• _DATA RECORDS_:
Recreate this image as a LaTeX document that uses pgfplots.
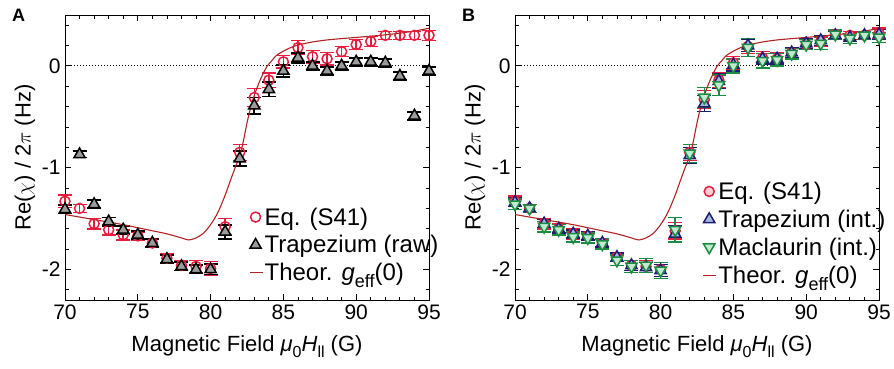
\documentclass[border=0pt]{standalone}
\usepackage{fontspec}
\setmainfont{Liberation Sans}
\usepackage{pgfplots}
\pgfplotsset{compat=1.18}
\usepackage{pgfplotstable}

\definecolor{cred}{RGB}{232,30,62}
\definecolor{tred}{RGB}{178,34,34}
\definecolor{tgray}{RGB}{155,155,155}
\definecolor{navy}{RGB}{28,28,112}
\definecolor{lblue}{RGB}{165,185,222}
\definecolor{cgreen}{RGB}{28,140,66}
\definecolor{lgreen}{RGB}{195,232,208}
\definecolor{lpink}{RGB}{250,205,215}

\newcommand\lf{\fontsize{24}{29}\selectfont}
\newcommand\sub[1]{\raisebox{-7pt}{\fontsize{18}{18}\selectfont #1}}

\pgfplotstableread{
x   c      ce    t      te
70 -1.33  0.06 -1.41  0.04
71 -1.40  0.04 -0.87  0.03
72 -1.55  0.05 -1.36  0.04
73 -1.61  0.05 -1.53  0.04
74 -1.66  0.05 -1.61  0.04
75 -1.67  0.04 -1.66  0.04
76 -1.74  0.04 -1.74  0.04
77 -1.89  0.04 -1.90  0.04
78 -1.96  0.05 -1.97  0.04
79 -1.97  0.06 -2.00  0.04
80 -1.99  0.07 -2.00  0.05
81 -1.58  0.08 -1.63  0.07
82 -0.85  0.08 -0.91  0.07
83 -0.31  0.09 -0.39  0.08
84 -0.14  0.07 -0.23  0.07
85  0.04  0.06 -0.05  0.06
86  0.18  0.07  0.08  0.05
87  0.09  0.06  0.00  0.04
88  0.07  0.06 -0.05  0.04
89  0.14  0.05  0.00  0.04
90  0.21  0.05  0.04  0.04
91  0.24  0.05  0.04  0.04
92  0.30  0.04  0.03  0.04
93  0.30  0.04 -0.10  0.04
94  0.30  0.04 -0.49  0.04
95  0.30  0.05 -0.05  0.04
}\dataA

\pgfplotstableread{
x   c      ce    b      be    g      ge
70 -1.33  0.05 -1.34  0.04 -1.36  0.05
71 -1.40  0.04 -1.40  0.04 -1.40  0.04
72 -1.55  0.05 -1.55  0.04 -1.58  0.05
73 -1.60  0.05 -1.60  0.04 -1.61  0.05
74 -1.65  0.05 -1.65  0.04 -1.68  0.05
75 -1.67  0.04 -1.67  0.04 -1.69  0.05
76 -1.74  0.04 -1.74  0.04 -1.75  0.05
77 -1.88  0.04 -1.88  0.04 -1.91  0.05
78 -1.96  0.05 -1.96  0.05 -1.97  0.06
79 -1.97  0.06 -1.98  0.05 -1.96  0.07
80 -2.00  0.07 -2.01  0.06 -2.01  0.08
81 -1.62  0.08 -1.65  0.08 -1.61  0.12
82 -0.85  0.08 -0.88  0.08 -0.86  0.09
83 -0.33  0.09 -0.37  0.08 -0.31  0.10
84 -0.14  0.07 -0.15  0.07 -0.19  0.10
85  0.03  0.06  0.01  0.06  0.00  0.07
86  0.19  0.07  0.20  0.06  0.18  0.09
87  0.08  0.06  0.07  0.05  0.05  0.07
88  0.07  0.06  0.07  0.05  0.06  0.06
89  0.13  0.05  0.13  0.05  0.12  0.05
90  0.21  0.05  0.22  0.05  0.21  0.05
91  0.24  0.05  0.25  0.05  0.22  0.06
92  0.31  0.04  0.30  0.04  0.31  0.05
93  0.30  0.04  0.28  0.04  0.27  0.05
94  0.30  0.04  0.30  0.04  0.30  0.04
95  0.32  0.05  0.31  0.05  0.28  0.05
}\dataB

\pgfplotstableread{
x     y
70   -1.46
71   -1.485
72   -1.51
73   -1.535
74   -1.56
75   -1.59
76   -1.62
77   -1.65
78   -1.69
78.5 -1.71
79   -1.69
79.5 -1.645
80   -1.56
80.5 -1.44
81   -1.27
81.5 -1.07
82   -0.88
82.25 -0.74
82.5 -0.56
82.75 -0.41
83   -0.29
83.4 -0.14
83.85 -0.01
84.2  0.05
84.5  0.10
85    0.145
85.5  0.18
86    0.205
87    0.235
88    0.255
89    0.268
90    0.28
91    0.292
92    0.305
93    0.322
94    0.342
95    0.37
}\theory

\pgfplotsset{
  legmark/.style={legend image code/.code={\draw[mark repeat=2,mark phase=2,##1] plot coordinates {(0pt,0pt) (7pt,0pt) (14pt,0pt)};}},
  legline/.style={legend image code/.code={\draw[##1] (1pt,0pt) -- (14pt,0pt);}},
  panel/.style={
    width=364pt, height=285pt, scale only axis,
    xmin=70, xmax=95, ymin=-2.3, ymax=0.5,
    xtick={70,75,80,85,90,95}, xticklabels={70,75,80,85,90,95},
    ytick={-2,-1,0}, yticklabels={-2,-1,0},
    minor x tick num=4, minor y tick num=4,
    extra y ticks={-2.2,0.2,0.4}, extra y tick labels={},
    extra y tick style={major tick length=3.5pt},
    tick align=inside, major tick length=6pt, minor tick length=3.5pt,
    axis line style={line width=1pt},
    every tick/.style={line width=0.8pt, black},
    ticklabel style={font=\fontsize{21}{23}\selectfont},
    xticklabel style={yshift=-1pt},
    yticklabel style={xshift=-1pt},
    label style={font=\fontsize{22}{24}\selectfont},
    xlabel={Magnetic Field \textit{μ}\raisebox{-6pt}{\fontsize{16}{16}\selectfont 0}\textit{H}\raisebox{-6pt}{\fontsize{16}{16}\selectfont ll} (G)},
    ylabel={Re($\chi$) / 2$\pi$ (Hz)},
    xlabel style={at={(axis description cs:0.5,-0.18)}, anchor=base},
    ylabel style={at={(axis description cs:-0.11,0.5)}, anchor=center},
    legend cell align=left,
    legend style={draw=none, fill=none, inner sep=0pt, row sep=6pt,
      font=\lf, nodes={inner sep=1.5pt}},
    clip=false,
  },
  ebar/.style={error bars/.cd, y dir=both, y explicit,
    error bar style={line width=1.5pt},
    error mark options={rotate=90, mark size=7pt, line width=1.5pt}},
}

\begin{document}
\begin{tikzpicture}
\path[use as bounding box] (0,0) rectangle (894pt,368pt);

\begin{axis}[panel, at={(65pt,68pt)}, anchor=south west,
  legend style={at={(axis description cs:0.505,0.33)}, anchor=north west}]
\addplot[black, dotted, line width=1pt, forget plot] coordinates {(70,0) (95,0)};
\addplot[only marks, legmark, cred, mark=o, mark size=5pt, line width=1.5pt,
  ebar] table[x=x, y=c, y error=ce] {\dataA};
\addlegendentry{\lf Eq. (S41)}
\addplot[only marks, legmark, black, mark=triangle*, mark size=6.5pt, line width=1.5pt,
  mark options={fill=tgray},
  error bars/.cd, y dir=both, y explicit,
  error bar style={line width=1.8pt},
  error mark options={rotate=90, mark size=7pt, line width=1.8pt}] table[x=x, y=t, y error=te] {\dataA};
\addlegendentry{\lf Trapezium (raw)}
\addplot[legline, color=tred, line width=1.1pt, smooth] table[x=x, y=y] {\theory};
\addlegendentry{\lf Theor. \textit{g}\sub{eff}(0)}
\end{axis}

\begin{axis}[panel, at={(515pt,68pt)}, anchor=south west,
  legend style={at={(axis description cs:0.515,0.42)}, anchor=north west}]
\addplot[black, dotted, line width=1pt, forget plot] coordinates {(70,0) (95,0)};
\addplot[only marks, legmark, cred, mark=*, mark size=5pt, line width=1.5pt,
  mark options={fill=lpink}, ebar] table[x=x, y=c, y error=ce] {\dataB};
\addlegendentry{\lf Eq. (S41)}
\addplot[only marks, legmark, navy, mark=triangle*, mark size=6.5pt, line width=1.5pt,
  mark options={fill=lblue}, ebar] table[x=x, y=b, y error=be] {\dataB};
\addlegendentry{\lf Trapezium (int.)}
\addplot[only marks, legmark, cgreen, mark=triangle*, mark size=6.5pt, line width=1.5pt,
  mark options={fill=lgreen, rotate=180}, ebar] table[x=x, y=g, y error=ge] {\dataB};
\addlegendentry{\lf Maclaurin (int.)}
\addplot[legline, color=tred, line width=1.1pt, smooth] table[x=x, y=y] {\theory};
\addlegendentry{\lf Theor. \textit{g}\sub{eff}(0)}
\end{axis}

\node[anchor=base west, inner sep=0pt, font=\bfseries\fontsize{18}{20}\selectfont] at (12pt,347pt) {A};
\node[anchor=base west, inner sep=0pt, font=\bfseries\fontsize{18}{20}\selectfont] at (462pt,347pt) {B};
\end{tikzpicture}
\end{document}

* * *

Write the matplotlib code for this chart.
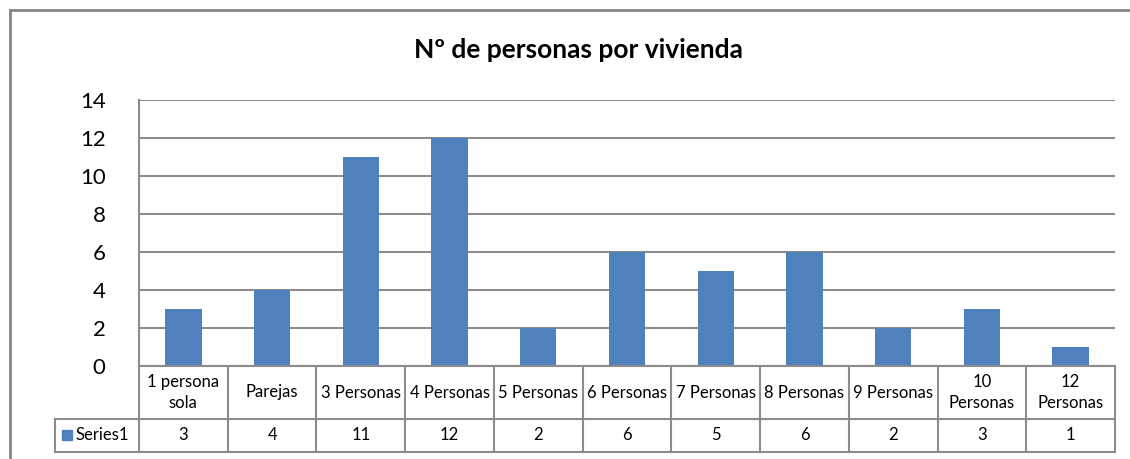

• _PROBLEM DETAILS_:
In the material above, show every line where the word "this" turns up.

• _EXERCISE SOLUTION_:
Recreate this image as a LaTeX document that uses pgfplots.
Write the matplotlib code for this chart.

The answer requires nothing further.